Exercise aim:
Could you copy exactly the lines from the start of the records through the one containing "var yTicks = [0, 100, 200, 300, 400];", both included, and leave out the pictures?

Supplied records:
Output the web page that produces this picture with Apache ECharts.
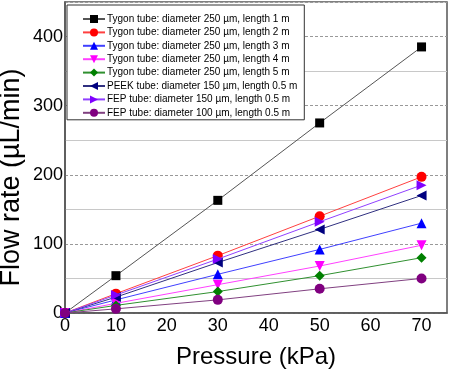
<!DOCTYPE html>
<html><head><meta charset="utf-8">
<script src="https://cdn.jsdelivr.net/npm/echarts@6/dist/echarts.min.js"></script>
<style>html,body{margin:0;padding:0;background:#fff}#c{width:459px;height:378px}</style>
</head><body><div id="c"></div>
<script>
var pressure = [0, 10, 30, 50, 70];
var names = [
  "Tygon tube: diameter 250 µm, length 1 m",
  "Tygon tube: diameter 250 µm, length 2 m",
  "Tygon tube: diameter 250 µm, length 3 m",
  "Tygon tube: diameter 250 µm, length 4 m",
  "Tygon tube: diameter 250 µm, length 5 m",
  "PEEK tube: diameter 150 µm, length 0.5 m",
  "FEP tube: diameter 150 µm, length 0.5 m",
  "FEP tube: diameter 100 µm, length 0.5 m"
];
var tygon1m = [0, 54, 163, 275, 385];
var tygon2m = [0, 28, 83, 140, 197];
var tygon3m = [0, 19, 56, 92, 130];
var tygon4m = [0, 14, 41, 68, 98];
var tygon5m = [0, 11, 31, 54, 80];
var peek150 = [0, 23, 73, 121, 170];
var fep150 = [0, 26, 78, 132, 185];
var fep100 = [0, 6, 19, 35, 50];
var xTicks = [0, 10, 20, 30, 40, 50, 60, 70];
var yTicks = [0, 100, 200, 300, 400];

var allData = [tygon1m, tygon2m, tygon3m, tygon4m, tygon5m, peek150, fep150, fep100];
var colors = ['#000000', '#ff0000', '#0000ff', '#ff00ff', '#008000', '#000080', '#8000ff', '#800080'];
var lineColors = ['#555555', '#ff4040', '#4040ff', '#ff40ff', '#309030', '#303080', '#9040ff', '#804080'];
var symbols = ['rect', 'circle', 'triangle', 'triangle', 'diamond', 'triangle', 'triangle', 'circle'];
var rotates = [0, 0, 0, 180, 0, 90, -90, 0];
var sizes = [9, 10, 10, 10, 10, 10, 10, 10];
var font = "'Liberation Sans', Arial, sans-serif";

var series = allData.map(function (d, i) {
  return {
    name: names[i], type: 'line', yAxisIndex: 0,
    data: d.map(function (v, j) { return [pressure[j], v]; }),
    symbol: symbols[i], symbolRotate: rotates[i], symbolSize: sizes[i],
    itemStyle: { color: colors[i] },
    lineStyle: { color: lineColors[i], width: 1 },
    z: 3 + i
  };
});

var chart = echarts.init(document.getElementById('c'));
chart.setOption({
  animation: false,
  grid: { left: 65, right: 12, top: 2, bottom: 65, show: true, borderColor: '#555', borderWidth: 1.5,
    backgroundColor: 'transparent', containLabel: false, outerBoundsMode: 'none' },
  legend: {
    orient: 'vertical', left: 67, top: 5,
    padding: [9, 7, 2, 15],
    itemWidth: 22, itemHeight: 10, itemGap: 3.4,
    backgroundColor: '#fff', borderColor: '#333', borderWidth: 1,
    textStyle: { fontFamily: font, fontSize: 10, color: '#000', padding: [0, 0, 0, -3] },
    data: names
  },
  xAxis: {
    type: 'value', min: 0, max: 75, interval: 10,
    axisLine: { show: true, lineStyle: { color: '#555', width: 1.5 } },
    axisTick: { show: false },
    splitLine: { show: false },
    axisLabel: { fontFamily: font, fontSize: 18, color: '#000', margin: 4, showMaxLabel: false,
      formatter: function (v) { return xTicks.indexOf(v) >= 0 ? String(v) : ''; } },
    name: 'Pressure (kPa)', nameLocation: 'middle', nameGap: 32, nameMoveOverlap: false,
    nameTextStyle: { fontFamily: font, fontSize: 24, color: '#000' }
  },
  yAxis: [{
    type: 'value', min: 0, max: 450, interval: 50,
    axisLine: { show: true, lineStyle: { color: '#555', width: 1.5 } },
    axisTick: { show: false },
    splitLine: { show: true, lineStyle: { color: ['rgba(0,0,0,0)', '#c8c8c8'], width: 1, type: 'solid' } },
    axisLabel: { fontFamily: font, fontSize: 18, color: '#000', margin: 2,
      formatter: function (v) { return yTicks.indexOf(v) >= 0 ? String(v) : ''; } },
    name: 'Flow rate (µL/min)', nameLocation: 'middle', nameGap: 40, nameMoveOverlap: false,
    nameTextStyle: { fontFamily: font, fontSize: 27, color: '#000', padding: [0, 40, 0, 0] }
  }, {
    type: 'value', min: 0, max: 450, interval: 100, position: 'left',
    axisLine: { show: false }, axisTick: { show: false }, axisLabel: { show: false },
    splitLine: { show: true, lineStyle: { color: '#999', width: 1, type: [3, 2] } }
  }],
  series: series
});
</script></body></html>
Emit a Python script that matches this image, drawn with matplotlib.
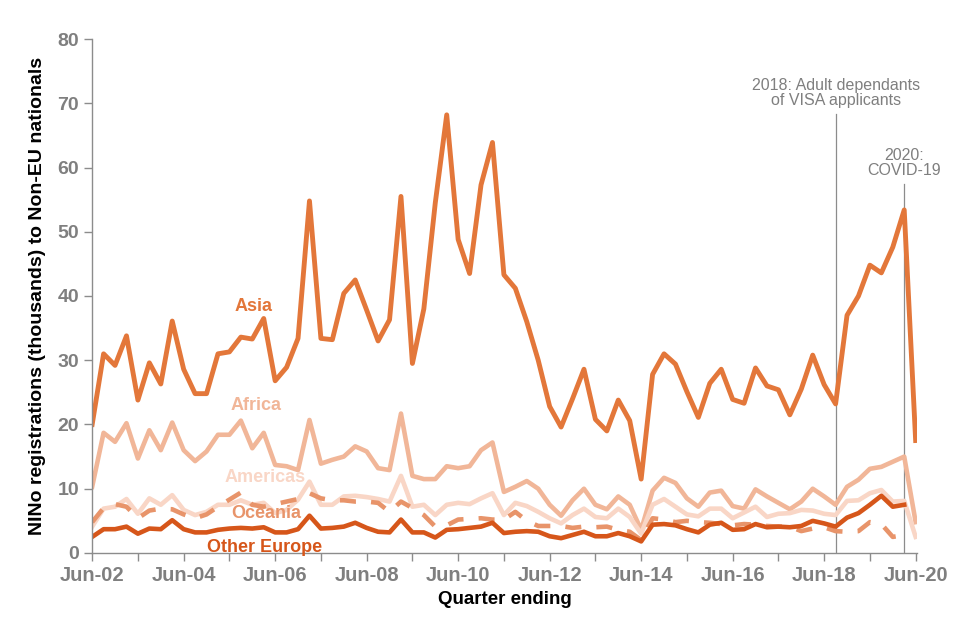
import numpy as np
import pandas as pd
import matplotlib
matplotlib.use("Agg")
import matplotlib.pyplot as plt

plt.rcParams['font.family'] = ['Liberation Sans', 'DejaVu Sans']

# quarters ending Jun-02 .. Jun-20
quarters = pd.period_range('2002Q2', '2020Q2', freq='Q')

asia = [20, 31, 29.2, 33.8, 23.8, 29.6, 26.3, 36.1, 28.6, 24.8, 24.8, 31, 31.3, 33.6, 33.3, 36.5,
        26.8, 28.9, 33.4, 54.8, 33.4, 33.2, 40.4, 42.5, 37.8, 33, 36.3, 55.5, 29.5, 38, 54.5, 68.2,
        48.8, 43.5, 57.3, 63.9, 43.3, 41.2, 36, 30, 22.8, 19.6, 24, 28.6, 20.8, 19, 23.8, 20.6,
        11.5, 27.8, 31, 29.4, 25.1, 21.1, 26.4, 28.6, 23.9, 23.3, 28.8, 26, 25.4, 21.5, 25.5, 30.8,
        26.2, 23.2, 37, 40, 44.8, 43.6, 47.6, 53.4, 17.5]
africa = [10.3, 18.7, 17.3, 20.2, 14.7, 19.1, 16, 20.3, 16, 14.3, 15.8, 18.4, 18.4, 20.6, 16.3, 18.7,
          13.7, 13.5, 12.9, 20.7, 13.9, 14.5, 15, 16.6, 15.8, 13.2, 12.9, 21.7, 12, 11.5, 11.5, 13.5,
          13.2, 13.5, 16, 17.2, 9.5, 10.3, 11.2, 10, 7.5, 5.8, 8.2, 10, 7.5, 6.8, 8.8, 7.5,
          3.6, 9.7, 11.7, 10.9, 8.5, 7.2, 9.4, 9.7, 7.3, 6.9, 9.9, 8.8, 7.8, 6.8, 8, 10,
          8.8, 7.5, 10.3, 11.4, 13.1, 13.4, 14.2, 15, 4.8]
americas = [4.1, 6.9, 7.2, 8.4, 6.1, 8.5, 7.5, 9, 6.7, 5.9, 6.4, 7.5, 7.5, 8.2, 7.5, 7.8,
            6.2, 6.7, 8.3, 11.1, 7.5, 7.5, 8.8, 8.9, 8.7, 8.4, 8, 12, 7.2, 7.5, 5.9, 7.5,
            7.8, 7.6, 8.5, 9.3, 5.9, 7.8, 7.3, 6.4, 5.4, 4.6, 5.9, 6.9, 5.6, 5.4, 6.9, 5.6,
            3, 7.5, 8.4, 7.2, 6, 5.7, 6.9, 6.9, 5.4, 6.3, 7.2, 5.6, 6.1, 6.2, 6.7, 6.6,
            6.1, 5.9, 8.1, 8.2, 9.3, 9.8, 8, 8.1, 2.5]
oceania = [4.8, 7, 7.6, 7.2, 5.4, 6.6, 6.9, 6.8, 6, 5.4, 6, 7.2, 8.3, 9.4, 7.5, 7.2,
           7.6, 8, 8.4, 9.3, 8.5, 8.2, 8.2, 8, 8, 7.8, 6.4, 8, 7, 5.9, 4.1, 4.3,
           5.2, 5.3, 5.4, 5.2, 5.2, 6.4, 5, 4.2, 4.2, 4.2, 3.9, 4.1, 4, 4.1, 3.6, 3.3,
           2, 5.4, 5.2, 4.8, 5, 4.8, 4.7, 4.5, 4.3, 4.5, 4.4, 4.2, 4.1, 4.1, 3.4, 3.8,
           4, 3.4, 3.3, 3.4, 4.8, 4.5, 2.5, 2.8]
other_europe = [2.5, 3.7, 3.7, 4.1, 3, 3.8, 3.7, 5.1, 3.7, 3.2, 3.2, 3.6, 3.8, 3.9, 3.8, 4,
                3.2, 3.2, 3.7, 5.8, 3.8, 3.9, 4.1, 4.7, 3.9, 3.3, 3.2, 5.2, 3.2, 3.2, 2.4, 3.6,
                3.7, 3.9, 4.1, 4.7, 3.1, 3.3, 3.4, 3.3, 2.6, 2.3, 2.8, 3.3, 2.6, 2.6, 3.1, 2.6,
                1.8, 4.4, 4.5, 4.3, 3.7, 3.2, 4.4, 4.7, 3.6, 3.7, 4.5, 4, 4.1, 4, 4.2, 5,
                4.6, 4.1, 5.5, 6.2, 7.5, 8.9, 7.2, 7.5]

events = {'2018Q3': "2018: Adult dependants\nof VISA applicants", '2020Q1': "2020:\nCOVID-19"}

c_asia = '#E3773A'
c_africa = '#F1B698'
c_americas = '#F9D6C6'
c_oceania = '#E8946A'
c_oeur = '#D6561A'
grey = '#7F7F7F'

x = np.arange(len(quarters))

fig = plt.figure(figsize=(9.6, 6.4), dpi=100)
ax = fig.add_axes([0.096, 0.136, 0.859, 0.803])

ax.plot(x, africa, color=c_africa, lw=3.3, solid_joinstyle='round')
ax.plot(x, americas, color=c_americas, lw=3.3, solid_joinstyle='round')
ax.plot(x[:len(oceania)], oceania, color=c_oceania, lw=3.3, linestyle=(0, (3.5, 3.3)))
ax.plot(x[:len(other_europe)], other_europe, color=c_oeur, lw=3.3, solid_joinstyle='round')
ax.plot(x, asia, color=c_asia, lw=3.5, solid_joinstyle='round')

# event lines
tops = [68.4, 57.5]
for (q, txt), top in zip(events.items(), tops):
    xi = list(quarters.astype(str)).index(q)
    ax.plot([xi, xi], [0, top], color='#8C8C8C', lw=0.9, zorder=0)
    ax.text(xi, top + 0.8, txt, ha='center', va='bottom', color=grey, fontsize=11.5,
            linespacing=1.0)

# series labels
lab = dict(fontsize=13, fontweight='bold', ha='center', va='center')
ax.text(14.1, 38.3, 'Asia', color=c_asia, **lab)
ax.text(14.3, 22.9, 'Africa', color=c_africa, **lab)
ax.text(15.1, 11.7, 'Americas', color=c_americas, **lab)
ax.text(15.2, 6.1, 'Oceania', color=c_oceania, **lab)
ax.text(15.1, 0.8, 'Other Europe', color=c_oeur, **lab)

ax.set_xlim(0, 72.1)
ax.set_ylim(0, 80)
ax.set_yticks(range(0, 81, 10))
ticks = x[::4]
ax.set_xticks(ticks)
ax.set_xticklabels([quarters[i].strftime('Jun-%y') if k % 2 == 0 else '' for k, i in enumerate(ticks)])

for s in ['top', 'right']:
    ax.spines[s].set_visible(False)
for s in ['left', 'bottom']:
    ax.spines[s].set_color('#8C8C8C')
    ax.spines[s].set_linewidth(1.0)
ax.tick_params(colors='#8C8C8C', length=6, width=1.0, labelsize=14, labelcolor=grey)
ax.tick_params(axis='x', labelsize=14.5)
for t in ax.get_xticklabels() + ax.get_yticklabels():
    t.set_fontweight('bold')

ax.set_xlabel('Quarter ending', fontsize=13.5, fontweight='bold', labelpad=4)
ax.set_ylabel('NINo registrations (thousands) to Non-EU nationals', fontsize=14,
              fontweight='bold', labelpad=8)

fig.savefig('out.png', dpi=100)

Answer to the task:
Output the web page that produces this picture with Apache ECharts.
<!DOCTYPE html>
<html><head><meta charset="utf-8">
<script src="https://cdn.jsdelivr.net/npm/echarts@6/dist/echarts.min.js"></script>
<style>html,body{margin:0;padding:0;background:#fff}#c{width:459px;height:378px}</style>
</head><body><div id="c"></div>
<script>
var pressure = [0, 10, 30, 50, 70];
var names = [
  "Tygon tube: diameter 250 µm, length 1 m",
  "Tygon tube: diameter 250 µm, length 2 m",
  "Tygon tube: diameter 250 µm, length 3 m",
  "Tygon tube: diameter 250 µm, length 4 m",
  "Tygon tube: diameter 250 µm, length 5 m",
  "PEEK tube: diameter 150 µm, length 0.5 m",
  "FEP tube: diameter 150 µm, length 0.5 m",
  "FEP tube: diameter 100 µm, length 0.5 m"
];
var tygon1m = [0, 54, 163, 275, 385];
var tygon2m = [0, 28, 83, 140, 197];
var tygon3m = [0, 19, 56, 92, 130];
var tygon4m = [0, 14, 41, 68, 98];
var tygon5m = [0, 11, 31, 54, 80];
var peek150 = [0, 23, 73, 121, 170];
var fep150 = [0, 26, 78, 132, 185];
var fep100 = [0, 6, 19, 35, 50];
var xTicks = [0, 10, 20, 30, 40, 50, 60, 70];
var yTicks = [0, 100, 200, 300, 400];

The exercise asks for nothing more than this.